What this task involves
All lines from the beginning of the listing through the line with "0.97, 1.00, 0.93];" are to be copied word for word; the pictures are not.

Source material
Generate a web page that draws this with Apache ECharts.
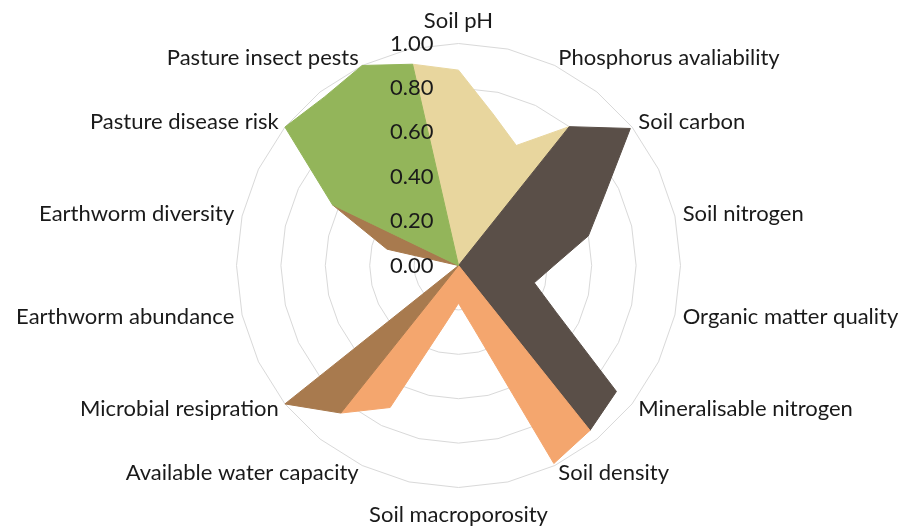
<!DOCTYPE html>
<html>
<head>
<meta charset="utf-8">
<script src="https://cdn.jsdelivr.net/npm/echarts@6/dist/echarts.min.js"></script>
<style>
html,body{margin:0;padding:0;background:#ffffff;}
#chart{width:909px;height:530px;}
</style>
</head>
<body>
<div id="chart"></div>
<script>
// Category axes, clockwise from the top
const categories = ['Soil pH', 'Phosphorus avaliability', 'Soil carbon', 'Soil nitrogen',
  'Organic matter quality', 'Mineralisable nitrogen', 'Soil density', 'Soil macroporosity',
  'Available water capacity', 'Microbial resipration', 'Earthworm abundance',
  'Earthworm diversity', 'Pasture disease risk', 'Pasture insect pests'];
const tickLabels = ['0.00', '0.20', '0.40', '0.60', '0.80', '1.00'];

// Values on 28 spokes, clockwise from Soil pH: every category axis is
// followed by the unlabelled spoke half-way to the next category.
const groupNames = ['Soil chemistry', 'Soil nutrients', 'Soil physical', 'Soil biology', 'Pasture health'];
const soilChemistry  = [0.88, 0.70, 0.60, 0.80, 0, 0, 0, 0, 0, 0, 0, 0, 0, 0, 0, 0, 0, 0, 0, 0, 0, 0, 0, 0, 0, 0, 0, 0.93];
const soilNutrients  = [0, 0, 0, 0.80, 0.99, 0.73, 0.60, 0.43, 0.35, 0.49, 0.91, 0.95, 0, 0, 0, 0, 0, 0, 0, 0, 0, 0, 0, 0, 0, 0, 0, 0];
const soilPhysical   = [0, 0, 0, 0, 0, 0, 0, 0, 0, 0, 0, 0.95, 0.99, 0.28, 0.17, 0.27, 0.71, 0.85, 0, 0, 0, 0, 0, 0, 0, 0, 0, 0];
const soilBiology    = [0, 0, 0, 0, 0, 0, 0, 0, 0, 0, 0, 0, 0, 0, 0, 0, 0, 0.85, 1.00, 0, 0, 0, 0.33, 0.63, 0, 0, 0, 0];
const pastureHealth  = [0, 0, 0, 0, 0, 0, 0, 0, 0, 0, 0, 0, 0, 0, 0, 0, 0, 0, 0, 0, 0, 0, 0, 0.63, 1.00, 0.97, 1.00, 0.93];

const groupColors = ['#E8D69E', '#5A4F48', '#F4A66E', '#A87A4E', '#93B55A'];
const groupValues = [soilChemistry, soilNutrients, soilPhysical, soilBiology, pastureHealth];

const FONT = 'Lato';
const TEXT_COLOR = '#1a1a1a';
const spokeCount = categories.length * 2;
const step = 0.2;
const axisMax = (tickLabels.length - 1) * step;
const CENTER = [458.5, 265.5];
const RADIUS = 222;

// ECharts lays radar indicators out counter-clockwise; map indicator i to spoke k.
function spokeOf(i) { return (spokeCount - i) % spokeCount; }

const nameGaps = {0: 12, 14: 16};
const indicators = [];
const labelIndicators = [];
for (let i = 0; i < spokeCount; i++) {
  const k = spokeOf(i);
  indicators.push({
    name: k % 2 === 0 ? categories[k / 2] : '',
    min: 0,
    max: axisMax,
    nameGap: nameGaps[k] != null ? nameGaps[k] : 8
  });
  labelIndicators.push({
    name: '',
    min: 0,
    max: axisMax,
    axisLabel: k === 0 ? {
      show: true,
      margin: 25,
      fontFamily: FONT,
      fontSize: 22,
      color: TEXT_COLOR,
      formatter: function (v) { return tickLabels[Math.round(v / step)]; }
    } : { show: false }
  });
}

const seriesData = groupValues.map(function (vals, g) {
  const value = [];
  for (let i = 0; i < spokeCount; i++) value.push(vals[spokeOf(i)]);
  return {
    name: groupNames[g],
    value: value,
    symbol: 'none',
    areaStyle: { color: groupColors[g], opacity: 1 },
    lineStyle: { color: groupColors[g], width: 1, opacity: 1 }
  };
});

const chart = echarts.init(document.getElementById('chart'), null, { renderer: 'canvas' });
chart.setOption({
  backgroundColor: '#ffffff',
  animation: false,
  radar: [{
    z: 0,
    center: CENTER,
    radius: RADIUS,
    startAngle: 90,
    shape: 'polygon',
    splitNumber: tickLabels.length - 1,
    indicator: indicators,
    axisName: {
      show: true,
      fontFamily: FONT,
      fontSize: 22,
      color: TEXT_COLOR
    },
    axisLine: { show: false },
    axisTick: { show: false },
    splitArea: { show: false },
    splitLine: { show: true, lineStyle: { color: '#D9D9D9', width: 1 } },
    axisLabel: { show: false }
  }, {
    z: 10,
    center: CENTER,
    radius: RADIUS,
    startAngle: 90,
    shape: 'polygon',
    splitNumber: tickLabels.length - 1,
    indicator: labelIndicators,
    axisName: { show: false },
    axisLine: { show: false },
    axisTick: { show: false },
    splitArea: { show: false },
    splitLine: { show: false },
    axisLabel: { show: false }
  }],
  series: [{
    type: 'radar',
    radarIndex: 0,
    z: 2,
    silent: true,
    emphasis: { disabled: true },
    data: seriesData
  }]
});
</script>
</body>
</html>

Correct answer
Generate a web page that draws this with Apache ECharts.
<!DOCTYPE html>
<html>
<head>
<meta charset="utf-8">
<script src="https://cdn.jsdelivr.net/npm/echarts@6/dist/echarts.min.js"></script>
<style>
html,body{margin:0;padding:0;background:#ffffff;}
#chart{width:909px;height:530px;}
</style>
</head>
<body>
<div id="chart"></div>
<script>
// Category axes, clockwise from the top
const categories = ['Soil pH', 'Phosphorus avaliability', 'Soil carbon', 'Soil nitrogen',
  'Organic matter quality', 'Mineralisable nitrogen', 'Soil density', 'Soil macroporosity',
  'Available water capacity', 'Microbial resipration', 'Earthworm abundance',
  'Earthworm diversity', 'Pasture disease risk', 'Pasture insect pests'];
const tickLabels = ['0.00', '0.20', '0.40', '0.60', '0.80', '1.00'];

// Values on 28 spokes, clockwise from Soil pH: every category axis is
// followed by the unlabelled spoke half-way to the next category.
const groupNames = ['Soil chemistry', 'Soil nutrients', 'Soil physical', 'Soil biology', 'Pasture health'];
const soilChemistry  = [0.88, 0.70, 0.60, 0.80, 0, 0, 0, 0, 0, 0, 0, 0, 0, 0, 0, 0, 0, 0, 0, 0, 0, 0, 0, 0, 0, 0, 0, 0.93];
const soilNutrients  = [0, 0, 0, 0.80, 0.99, 0.73, 0.60, 0.43, 0.35, 0.49, 0.91, 0.95, 0, 0, 0, 0, 0, 0, 0, 0, 0, 0, 0, 0, 0, 0, 0, 0];
const soilPhysical   = [0, 0, 0, 0, 0, 0, 0, 0, 0, 0, 0, 0.95, 0.99, 0.28, 0.17, 0.27, 0.71, 0.85, 0, 0, 0, 0, 0, 0, 0, 0, 0, 0];
const soilBiology    = [0, 0, 0, 0, 0, 0, 0, 0, 0, 0, 0, 0, 0, 0, 0, 0, 0, 0.85, 1.00, 0, 0, 0, 0.33, 0.63, 0, 0, 0, 0];
const pastureHealth  = [0, 0, 0, 0, 0, 0, 0, 0, 0, 0, 0, 0, 0, 0, 0, 0, 0, 0, 0, 0, 0, 0, 0, 0.63, 1.00, 0.97, 1.00, 0.93];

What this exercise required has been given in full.